## WRITTEN REQUEST:
Below this line are records; write out exactly the lines from the one containing "Convert this chart" through the one containing "const Y_MAX = 4;", with the pictures left out.

## Records excerpted from a collection:
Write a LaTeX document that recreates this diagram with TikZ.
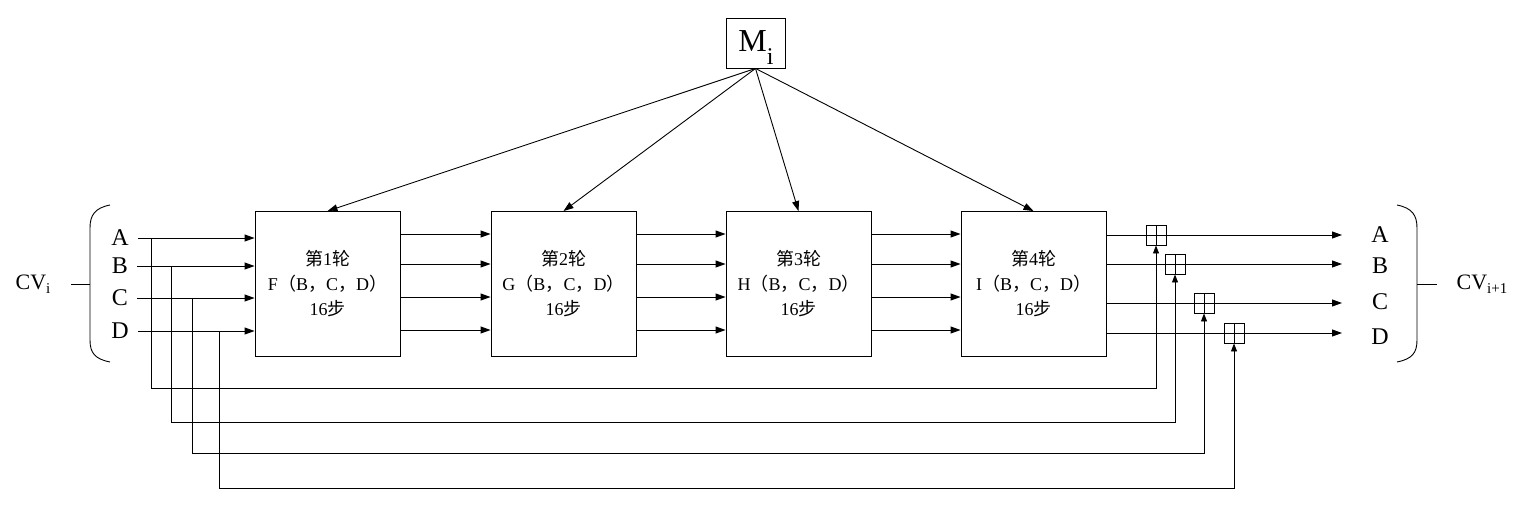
\documentclass[tikz,border=0pt]{standalone}
\usepackage{fontspec}
\setmainfont{Liberation Serif}
\newfontfamily\cjk{Noto Sans CJK SC}
\usetikzlibrary{arrows.meta}
\newcommand\lowsub[3]{\raisebox{-#2pt}{\fontsize{#1}{#1}\selectfont #3}}
\begin{document}
\begin{tikzpicture}[x=1pt,y=-1pt, line width=0.9pt,
  rbox/.style={draw, minimum width=145pt, minimum height=145pt, inner sep=0pt, align=center, font=\fontsize{18}{25}\selectfont},
  lbl/.style={font=\fontsize{24}{26}\selectfont, inner sep=0pt},
  cvl/.style={font=\fontsize{22}{24}\selectfont, inner sep=0pt},
  addbox/.style={draw, fill=white, minimum size=20pt, inner sep=0pt,
    path picture={\draw (path picture bounding box.north) -- (path picture bounding box.south)
      (path picture bounding box.west) -- (path picture bounding box.east);}},
  arr/.style={-{Triangle[length=10pt,width=7pt]}},
  sarr/.style={-{Triangle[length=8pt,width=6pt]}},
]
\useasboundingbox (0,0) rectangle (1519,504);

% rounds
\node[rbox] (r1) at (327.5,284) {{\cjk 第}1{\cjk 轮}\\F{\cjk （}B{\cjk ，}C{\cjk ，}D{\cjk ）}\\16{\cjk 步}};
\node[rbox] (r2) at (563.5,284) {{\cjk 第}2{\cjk 轮}\\G{\cjk （}B{\cjk ，}C{\cjk ，}D{\cjk ）}\\16{\cjk 步}};
\node[rbox] (r3) at (798.5,284) {{\cjk 第}3{\cjk 轮}\\H{\cjk （}B{\cjk ，}C{\cjk ，}D{\cjk ）}\\16{\cjk 步}};
\node[rbox] (r4) at (1033.5,284) {{\cjk 第}4{\cjk 轮}\\I{\cjk （}B{\cjk ，}C{\cjk ，}D{\cjk ）}\\16{\cjk 步}};

% message block
\node[draw, minimum width=59pt, minimum height=50pt, inner sep=0pt] (M) at (755.5,43) {};
\node[font=\fontsize{32}{34}\selectfont, inner sep=0pt] (Mt) at (756,48) {M\lowsub{24}{13}{i}};
\foreach \r in {r1,r2,r3,r4} \draw[arr] (M.south) -- (\r.north);

% input labels
\node[lbl] (iA) at (120,238) {A};
\node[lbl] (iB) at (120,266) {B};
\node[lbl] (iC) at (120,298) {C};
\node[lbl] (iD) at (120,331) {D};
\node[cvl] (cvi) at (33,284) {CV\lowsub{15}{4}{i}};

% left brace
\draw (110,205) .. controls (95,208) and (90,215) .. (90,228) -- (90,340) .. controls (90,353) and (95,359) .. (110,362);
\draw (71,284) -- (90,284);

% input arrows
\foreach \n in {A,B,C,D} \draw[arr] ([xshift=9pt]i\n.east) -- (i\n -| r1.west);

% arrows between rounds
\foreach \a/\b in {r1/r2,r2/r3,r3/r4}
  \foreach \y in {234,264,297,330}
    \draw[arr] (\a.east |- 0,\y) -- (\b.west |- 0,\y);

% adders
\node[addbox] (pA) at (1156,235) {};
\node[addbox] (pB) at (1175,264) {};
\node[addbox] (pC) at (1204,303) {};
\node[addbox] (pD) at (1234,333) {};

% output labels
\node[lbl] (oA) at (1380,235) {A};
\node[lbl] (oB) at (1380,266) {B};
\node[lbl] (oC) at (1380,302) {C};
\node[lbl] (oD) at (1380,337) {D};
\node[cvl] (cvo) at (1482,284) {CV\lowsub{15}{4}{i+1}};

% outputs
\foreach \n in {A,B,C,D} {
  \draw (r4.east |- p\n) -- (p\n.west);
  \draw[arr] (p\n.east) -- (1342,0 |- p\n);
}

% right brace
\draw (1397,205) .. controls (1412,208) and (1417,215) .. (1417,228) -- (1417,340) .. controls (1417,353) and (1412,359) .. (1397,362);
\draw (1417,284) -- (1437,284);

% feed-forward lines
\draw[sarr] (151,238) |- (pA.south |- 0,388) -- (pA.south);
\draw[sarr] (171,266) |- (pB.south |- 0,422) -- (pB.south);
\draw[sarr] (192,298) |- (pC.south |- 0,453) -- (pC.south);
\draw[sarr] (219,331) |- (pD.south |- 0,488) -- (pD.south);
\end{tikzpicture}
\end{document}
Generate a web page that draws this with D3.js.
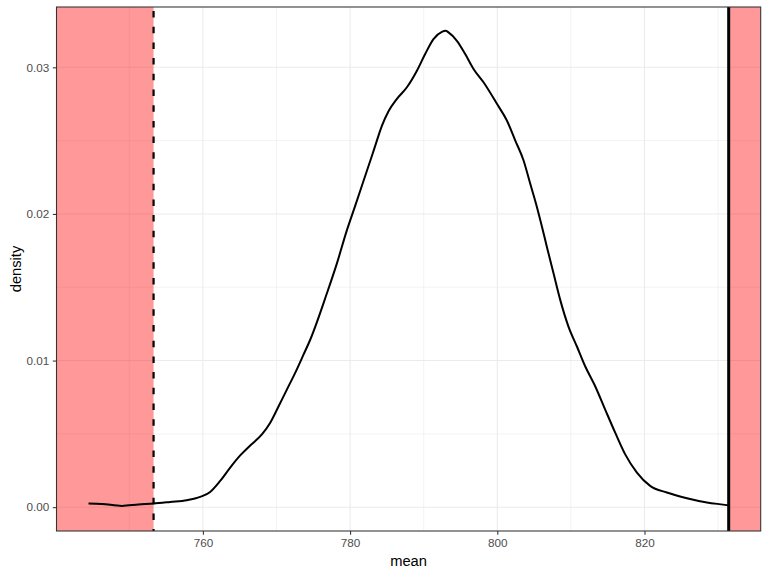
<!DOCTYPE html>
<html>
<head>
<meta charset="utf-8">
<script src="https://cdn.jsdelivr.net/npm/d3@7"></script>
<style>
  html, body { margin: 0; padding: 0; background: #fff; }
  svg { display: block; font-family: "Liberation Sans", Arial, sans-serif; }
</style>
</head>
<body>
<svg id="chart" width="768" height="576"></svg>
<script>
// ---- data ----
const densityX = [744.46, 746.28, 749.0, 751.25, 753.29, 755.56, 757.83, 759.63, 760.99, 762.35,
  763.71, 765.07, 766.43, 768.02, 769.15, 770.14, 771.41, 772.54, 773.67, 774.58,
  776.85, 778.21, 779.57, 780.69, 781.82, 782.96, 783.64, 784.32, 785.22,
  786.36, 787.72, 789.08, 790.20, 791.33, 792.47, 793.0, 793.37, 794.51, 795.64,
  796.77, 798.13, 799.95, 801.30, 802.43, 803.56, 804.47, 805.38, 806.06, 806.74,
  807.64, 808.55, 809.67, 810.82, 811.94, 813.30, 814.66, 816.02, 817.38, 818.97,
  820.77, 823.04, 825.76, 828.48, 831.20, 831.44];
const densityY = [0.000252, 0.000224, 0.000088, 0.000184, 0.000252, 0.000360, 0.000476, 0.000700, 0.00104, 0.00179,
  0.00270, 0.00353, 0.00421, 0.00496, 0.00576, 0.00673, 0.00802, 0.00916, 0.01040, 0.01142,
  0.01459, 0.01663, 0.01890, 0.02055, 0.02225, 0.02395, 0.02500, 0.02600, 0.02700,
  0.02785, 0.02864, 0.02977, 0.03091, 0.03193, 0.03242, 0.03249, 0.03238, 0.03181, 0.03091,
  0.02989, 0.02898, 0.02751, 0.02637, 0.02502, 0.02366, 0.02207, 0.02048, 0.01915, 0.01775,
  0.01595, 0.01414, 0.01232, 0.01096, 0.00961, 0.00825, 0.00666, 0.00508, 0.00360, 0.00236,
  0.00145, 0.00100, 0.00061, 0.00032, 0.00014, 0.00012];
const xTicks = [760, 780, 800, 820];
const xMinor = [750, 770, 790, 810, 830];
const yTicks = [0.00, 0.01, 0.02, 0.03];
const yMinor = [0.005, 0.015, 0.025];
const yTickLabels = ["0.00", "0.01", "0.02", "0.03"];
const criticalValue = 753.3;   // dashed line
const observedValue = 831.44;  // solid line
const xTitle = "mean";
const yTitle = "density";

// ---- layout ----
const panel = { left: 56.5, right: 760.7, top: 7, bottom: 531 };
const svg = d3.select("#chart");

const xExt = d3.extent(densityX);
const xPad = (xExt[1] - xExt[0]) * 0.05;
const x = d3.scaleLinear().domain([xExt[0] - xPad, xExt[1] + xPad]).range([panel.left, panel.right]);
const yMax = d3.max(densityY);
const yPad = yMax * 0.05;
const y = d3.scaleLinear().domain([-yPad, yMax + yPad]).range([panel.bottom, panel.top]);

const g = svg.append("g");

// grid
g.selectAll(".xminor").data(xMinor).enter().append("line")
  .attr("x1", d => x(d)).attr("x2", d => x(d))
  .attr("y1", panel.top).attr("y2", panel.bottom)
  .attr("stroke", "#EBEBEB").attr("stroke-width", 0.6);
g.selectAll(".yminor").data(yMinor).enter().append("line")
  .attr("y1", d => y(d)).attr("y2", d => y(d))
  .attr("x1", panel.left).attr("x2", panel.right)
  .attr("stroke", "#EBEBEB").attr("stroke-width", 0.6);
g.selectAll(".xmajor").data(xTicks).enter().append("line")
  .attr("x1", d => x(d)).attr("x2", d => x(d))
  .attr("y1", panel.top).attr("y2", panel.bottom)
  .attr("stroke", "#EBEBEB").attr("stroke-width", 1.07);
g.selectAll(".ymajor").data(yTicks).enter().append("line")
  .attr("y1", d => y(d)).attr("y2", d => y(d))
  .attr("x1", panel.left).attr("x2", panel.right)
  .attr("stroke", "#EBEBEB").attr("stroke-width", 1.07);

// rejection regions
g.append("rect")
  .attr("x", panel.left).attr("y", panel.top)
  .attr("width", x(criticalValue) - panel.left).attr("height", panel.bottom - panel.top)
  .attr("fill", "red").attr("fill-opacity", 0.4);
g.append("rect")
  .attr("x", x(observedValue)).attr("y", panel.top)
  .attr("width", panel.right - x(observedValue)).attr("height", panel.bottom - panel.top)
  .attr("fill", "red").attr("fill-opacity", 0.4);

// density curve
const line = d3.line()
  .x((d, i) => x(densityX[i]))
  .y(d => y(d))
  .curve(d3.curveMonotoneX);
g.append("path")
  .attr("d", line(densityY))
  .attr("fill", "none").attr("stroke", "#000").attr("stroke-width", 2)
  .attr("stroke-linejoin", "round");

// dashed critical line
g.append("line")
  .attr("x1", x(criticalValue)).attr("x2", x(criticalValue))
  .attr("y1", panel.top).attr("y2", panel.bottom)
  .attr("stroke", "#000").attr("stroke-width", 2.2)
  .attr("stroke-dasharray", "6.5,9.2").attr("stroke-dashoffset", 11.7);

// observed line
g.append("line")
  .attr("x1", x(observedValue)).attr("x2", x(observedValue))
  .attr("y1", panel.top).attr("y2", panel.bottom)
  .attr("stroke", "#000").attr("stroke-width", 3);

// panel border
g.append("rect")
  .attr("x", panel.left).attr("y", panel.top)
  .attr("width", panel.right - panel.left).attr("height", panel.bottom - panel.top)
  .attr("fill", "none").attr("stroke", "#333333").attr("stroke-width", 1.07);

// axes
const xAxis = d3.axisBottom(x).tickValues(xTicks).tickSize(3.7).tickPadding(3.5).tickFormat(d3.format("d"));
const xg = svg.append("g").attr("transform", `translate(0,${panel.bottom})`).call(xAxis);
xg.select(".domain").remove();
xg.selectAll(".tick line").attr("stroke", "#333333").attr("stroke-width", 1.07);
xg.selectAll(".tick text").attr("fill", "#4D4D4D").style("font-size", "11.7px")
  .style("font-family", "'Liberation Sans', Arial, sans-serif");

const yAxis = d3.axisLeft(y).tickValues(yTicks).tickSize(3.7).tickPadding(3.5)
  .tickFormat((d, i) => yTickLabels[i]);
const yg = svg.append("g").attr("transform", `translate(${panel.left},0)`).call(yAxis);
yg.select(".domain").remove();
yg.selectAll(".tick line").attr("stroke", "#333333").attr("stroke-width", 1.07);
yg.selectAll(".tick text").attr("fill", "#4D4D4D").style("font-size", "11.7px")
  .style("font-family", "'Liberation Sans', Arial, sans-serif");

// titles
svg.append("text")
  .attr("x", (panel.left + panel.right) / 2).attr("y", 566)
  .attr("text-anchor", "middle").attr("fill", "#000")
  .style("font-size", "14.7px").text(xTitle);
svg.append("text")
  .attr("transform", `translate(21,${(panel.top + panel.bottom) / 2}) rotate(-90)`)
  .attr("text-anchor", "middle").attr("fill", "#000")
  .style("font-size", "14.7px").text(yTitle);
</script>
</body>
</html>
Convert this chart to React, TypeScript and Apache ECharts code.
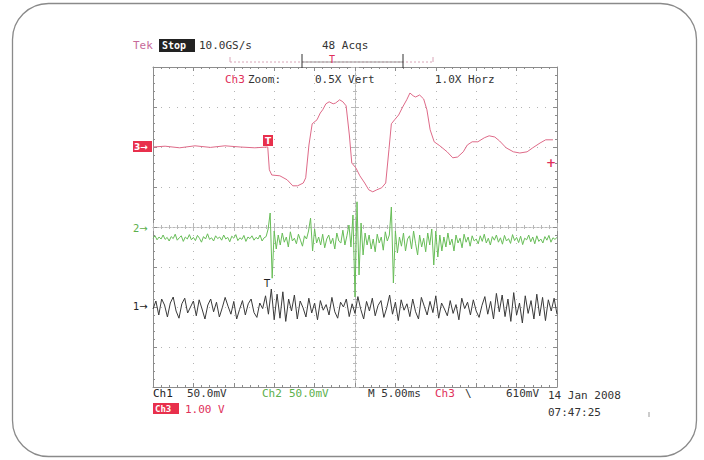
import React, { useEffect, useRef } from "react";
import * as echarts from "echarts";

// Time base: M 5.00 ms/div, 10 divisions -> -25..25 ms. Vertical in divisions (-4..4).
const T_MIN = -25;
const T_MAX = 25;
const X_TICK = 5;
const Y_MIN = -4;
const Y_MAX = 4;

// Ch3 (red) trace: time (ms) and level (div)
const RED_T = [
  -25.0, -23.5, -21.7, -19.8, -17.9, -16.1, -14.2, -12.4, -10.8, -10.6, -10.3, -9.3, -8.4, -7.7, -7.1, -6.4, -6.1,
  -5.7, -5.3, -4.7, -4.3, -4.0, -3.6, -3.2, -2.7, -2.4, -1.9, -1.5, -1.1, -0.7, -0.4, 0.1, 0.6, 1.2, 1.7, 2.2,
  2.7, 3.3, 3.8, 4.2, 4.5, 4.9, 5.4, 5.9, 6.4, 6.8, 7.2, 7.5, 8.0, 8.5, 8.9, 9.3, 9.8, 10.5, 11.4, 12.1, 12.7,
  13.4, 13.9, 14.5, 15.2, 16.0, 16.6, 17.3, 17.9, 18.7, 19.6, 20.4, 21.3, 22.0, 22.9, 23.6, 24.5,
];
const RED_V = [
  2.0, 2.02, 1.98, 2.03, 1.99, 2.03, 2.0, 1.98, 2.0, 1.43, 1.3, 1.28, 1.18, 1.03, 1.03, 1.1, 1.23,
  2.05, 2.58, 2.68, 2.85, 2.93, 3.08, 3.13, 3.08, 3.1, 3.18, 3.13, 3.03, 2.3, 1.6, 1.48, 1.28, 1.1, 0.93, 0.88,
  0.93, 0.98, 1.1, 1.93, 2.58, 2.68, 2.8, 3.0, 3.18, 3.35, 3.28, 3.25, 3.3, 3.2, 2.93, 2.43, 2.13, 2.03, 1.88, 1.73, 1.75,
  1.88, 2.05, 2.13, 2.13, 2.23, 2.28, 2.25, 2.15, 1.98, 1.88, 1.85, 1.88, 1.98, 2.1, 2.18, 2.18,
];

// Ch2 (green) trace, evenly sampled across the record (div)
const GREEN_V = [
  -0.28, -0.22, -0.32, -0.25, -0.30, -0.20, -0.31, -0.26, -0.35, -0.24,
  -0.29, -0.18, -0.33, -0.27, -0.22, -0.36, -0.25, -0.30, -0.19, -0.32,
  -0.26, -0.34, -0.21, -0.28, -0.38, -0.24, -0.30, -0.17, -0.31, -0.27,
  -0.35, -0.22, -0.29, -0.25, -0.33, -0.20, -0.30, -0.26, -0.37, -0.23,
  -0.28, -0.19, -0.34, -0.27, -0.31, -0.21, -0.36, -0.25, -0.29, -0.22,
  -0.33, -0.26, -0.30, -0.20, -0.35, -0.27, -0.24,
  -0.05, 0.35, -1.28, -0.10, -0.55,
  -0.20, -0.45, -0.15, -0.38, -0.25, -0.50, -0.12, -0.35, -0.28, -0.42, -0.18, -0.33, -0.48, -0.22, -0.30, -0.10,
  0.22, -0.60, -0.05, -0.40,
  -0.25, -0.45, -0.18, -0.52, -0.30, -0.20, -0.42, -0.28, -0.55, -0.15, -0.35, -0.40, -0.08, -0.45, -0.22, 0.05,
  -0.50, 0.30, -1.75, 0.63, -1.20, 0.10, -0.70, -0.15,
  -0.45, -0.20, -0.55, -0.30, -0.62, -0.18, -0.40, -0.25, -0.58, -0.12, -0.35, -0.20,
  0.50, -1.40, -0.10, -0.65,
  -0.25, -0.48, -0.15, -0.60, -0.30, -0.22, -0.55, -0.10, -0.42, -0.70, -0.20, -0.50, -0.28, -0.62, -0.15, -0.45, -0.05,
  -0.95, -0.10, -0.75, -0.20, -0.60,
  -0.25, -0.50, -0.15, -0.45, -0.30, -0.60, -0.20, -0.40, -0.28, -0.52, -0.18, -0.38, -0.25, -0.48, -0.22, -0.35, -0.30,
  -0.42, -0.22, -0.36, -0.18, -0.40, -0.28, -0.45, -0.24, -0.33, -0.20,
  -0.38, -0.27, -0.43, -0.21, -0.35, -0.29, -0.41, -0.19, -0.34, -0.26,
  -0.39, -0.23, -0.44, -0.28, -0.32, -0.20, -0.37, -0.25, -0.42, -0.22,
  -0.36, -0.30, -0.40, -0.24, -0.33, -0.21, -0.38, -0.27, -0.31, -0.26,
];

// Ch1 (black) trace, evenly sampled across the record (div)
const BLACK_V = [
  -2.05, -1.85, -2.20, -1.80, -1.95, -2.25, -1.90, -1.75, -2.10, -2.28,
  -1.92, -1.78, -2.15, -2.00, -1.85, -2.22, -1.82, -2.05, -2.30, -1.95,
  -1.80, -2.12, -1.88, -2.25, -2.02, -1.76, -1.98, -2.18, -1.86, -2.30,
  -2.06, -1.84, -2.20, -1.92, -1.80, -2.14, -2.26, -1.90, -2.04, -1.72,
  -2.18, -1.55, -2.32, -1.68, -2.28, -1.62, -2.36, -1.80, -2.10, -1.70,
  -2.30, -1.85, -2.02, -2.25, -1.78, -2.15, -1.90, -2.32, -1.84, -2.08,
  -1.94, -2.20, -1.76, -2.12, -2.28, -1.88, -2.00, -1.80, -2.24, -1.92,
  -2.16, -1.74, -2.06, -2.30, -1.86, -2.10, -1.78, -2.22, -1.96, -1.84,
  -2.26, -2.02, -1.70, -2.18, -1.88, -2.34, -1.82, -2.08, -1.92, -2.24,
  -1.80, -2.12, -2.30, -1.76, -1.98, -2.20, -1.86, -2.14, -1.72, -2.28,
  -1.90, -2.05, -2.22, -1.84, -2.16, -1.94, -2.32, -1.78, -2.04, -1.88,
  -2.20, -1.82, -2.10, -2.26, -1.96, -1.74, -2.18, -1.86, -2.30, -1.66,
  -2.12, -1.70, -2.24, -1.80, -2.36, -1.64, -2.20, -1.90, -2.40, -1.72,
  -2.16, -1.84, -2.30, -1.68, -2.22, -1.76, -2.34, -1.82, -2.10, -1.78,
  -2.18,
];

const FONT = "11px 'DejaVu Sans Mono', monospace";
const GRID_C = "#8c8c8c";
const CENTER_C = "#b8b8b8";

function sampled(values: number[]) {
  const step = (T_MAX - T_MIN) / (values.length - 1);
  return values.map((v, i) => [T_MIN + i * step, v]);
}

function txt(text: string, x: number, y: number, fill: string, font = FONT, extra: any = {}) {
  return {
    type: "text",
    x,
    y,
    z: 100,
    silent: true,
    style: { text, fill, font, verticalAlign: "middle", ...extra },
  };
}

function axisCfg(
  dim: "x" | "y",
  pos: string,
  onZero: boolean,
  inside: boolean,
  split: boolean,
) {
  const color = onZero ? CENTER_C : GRID_C;
  return {
    type: "value",
    min: dim === "x" ? T_MIN : Y_MIN,
    max: dim === "x" ? T_MAX : Y_MAX,
    interval: dim === "x" ? X_TICK : 1,
    position: pos,
    axisLine: {
      show: true,
      onZero,
      onZeroAxisIndex: onZero ? 0 : undefined,
      lineStyle: { color, width: 1, type: onZero ? [2, 2] : "solid" },
    },
    axisTick: { show: true, inside, length: 4, lineStyle: { color } },
    minorTick: { show: true, splitNumber: 5, length: 2, lineStyle: { color } },
    axisLabel: { show: false },
    splitLine: { show: split, lineStyle: { color: "#b4b4b4", type: [1, 7], width: 1 } },
  };
}

export default function App() {
  const ref = useRef<HTMLDivElement>(null);
  useEffect(() => {
    document.body.style.margin = "0";
    const chart = echarts.init(ref.current!, null, { renderer: "svg" });
    const red = RED_T.map((t, i) => [t, RED_V[i]]);
    const line = (name: string, data: number[][], color: string, z: number) => ({
      name,
      type: "line",
      data,
      showSymbol: false,
      silent: true,
      xAxisIndex: 0,
      yAxisIndex: 0,
      lineStyle: { color, width: 1 },
      z,
    });
    const option: any = {
      animation: false,
      backgroundColor: "#ffffff",
      grid: { left: 153, top: 67, width: 404, height: 320, containLabel: false },
      xAxis: [
        axisCfg("x", "bottom", false, true, true),
        axisCfg("x", "top", false, true, false),
        axisCfg("x", "bottom", true, true, false),
        axisCfg("x", "bottom", true, false, false),
      ],
      yAxis: [
        axisCfg("y", "left", false, true, true),
        axisCfg("y", "right", false, true, false),
        axisCfg("y", "left", true, true, false),
        axisCfg("y", "left", true, false, false),
      ],
      series: [
        line("Ch3", red, "#de6a88", 5),
        line("Ch2", sampled(GREEN_V), "#68bd58", 4),
        line("Ch1", sampled(BLACK_V), "#3a3a3a", 3),
      ],
      graphic: [
        // outer rounded frame
        {
          type: "rect",
          shape: { x: 12.5, y: 3.5, width: 684, height: 453, r: 36 },
          style: { fill: "none", stroke: "#8a8a8a", lineWidth: 1.3 },
          silent: true,
          z: 1,
        },
        // header
        txt("Tek", 133, 45, "#c76a9a"),
        { type: "rect", shape: { x: 159, y: 39, width: 36, height: 13 }, style: { fill: "#222" }, z: 99, silent: true },
        txt("Stop", 162, 45.5, "#ffffff", "bold 10px 'DejaVu Sans Mono', monospace"),
        txt("10.0GS/s", 199, 45, "#333"),
        txt("48 Acqs", 322, 45, "#333"),
        // record / zoom window bracket
        { type: "line", shape: { x1: 230, y1: 62, x2: 433, y2: 62 }, style: { stroke: "#d9a6b8", lineWidth: 1, lineDash: [2, 2] }, z: 99, silent: true },
        { type: "line", shape: { x1: 302, y1: 62, x2: 403, y2: 62 }, style: { stroke: "#999", lineWidth: 1 }, z: 99, silent: true },
        { type: "line", shape: { x1: 230, y1: 57, x2: 230, y2: 62 }, style: { stroke: "#d9a6b8", lineWidth: 1 }, z: 99, silent: true },
        { type: "line", shape: { x1: 433, y1: 57, x2: 433, y2: 62 }, style: { stroke: "#d9a6b8", lineWidth: 1 }, z: 99, silent: true },
        { type: "line", shape: { x1: 302, y1: 54, x2: 302, y2: 68 }, style: { stroke: "#333", lineWidth: 1 }, z: 99, silent: true },
        { type: "line", shape: { x1: 403, y1: 54, x2: 403, y2: 68 }, style: { stroke: "#333", lineWidth: 1 }, z: 99, silent: true },
        txt("T", 329, 59, "#e0305a", "10px 'DejaVu Sans Mono', monospace"),
        // zoom line
        txt("Ch3", 225, 79, "#e0305a"),
        txt("Zoom:", 248, 79, "#333"),
        txt("0.5X Vert", 315, 79, "#333"),
        txt("1.0X Horz", 435, 79, "#333"),
        // channel markers
        { type: "rect", shape: { x: 133, y: 141, width: 19, height: 11 }, style: { fill: "#e8304c" }, z: 99, silent: true },
        txt("3→", 134, 146.5, "#ffffff", "bold 9px 'DejaVu Sans', sans-serif"),
        txt("2→", 133, 228, "#5cb04c", "10px 'DejaVu Sans', sans-serif"),
        txt("1→", 133, 306, "#222", "10px 'DejaVu Sans', sans-serif"),
        // trigger markers
        { type: "rect", shape: { x: 263, y: 135, width: 10, height: 11 }, style: { fill: "#e8304c" }, z: 99, silent: true },
        txt("T", 265, 140.5, "#ffffff", "bold 9px 'DejaVu Sans', sans-serif"),
        txt("T", 264, 283, "#222", "10px 'DejaVu Sans', sans-serif"),
        txt("+", 546, 163, "#e0305a", "bold 12px 'DejaVu Sans', sans-serif"),
        // footer
        txt("Ch1", 153, 393, "#222"),
        txt("50.0mV", 187, 393, "#333"),
        txt("Ch2", 262, 393, "#5cb04c"),
        txt("50.0mV", 289, 393, "#5cb04c"),
        txt("M 5.00ms", 368, 393, "#333"),
        txt("Ch3", 435, 393, "#e0305a"),
        txt("\\", 465, 393, "#333"),
        txt("610mV", 506, 393, "#333"),
        { type: "rect", shape: { x: 153, y: 403, width: 26, height: 11 }, style: { fill: "#e8304c" }, z: 99, silent: true },
        txt("Ch3", 155, 408.5, "#ffffff", "bold 9px 'DejaVu Sans Mono', monospace"),
        txt("1.00 V", 185, 409, "#e0305a"),
        txt("14 Jan 2008", 548, 395, "#333"),
        txt("07:47:25", 548, 412, "#333"),
        { type: "line", shape: { x1: 649, y1: 412, x2: 649, y2: 417 }, style: { stroke: "#999", lineWidth: 1 }, z: 99, silent: true },
      ],
    };
    chart.setOption(option);
    return () => chart.dispose();
  }, []);
  return <div ref={ref} style={{ width: 704, height: 460 }} />;
}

## THE REPLY:
Convert this chart to React, TypeScript and Apache ECharts code.
import React, { useEffect, useRef } from "react";
import * as echarts from "echarts";

// Time base: M 5.00 ms/div, 10 divisions -> -25..25 ms. Vertical in divisions (-4..4).
const T_MIN = -25;
const T_MAX = 25;
const X_TICK = 5;
const Y_MIN = -4;
const Y_MAX = 4;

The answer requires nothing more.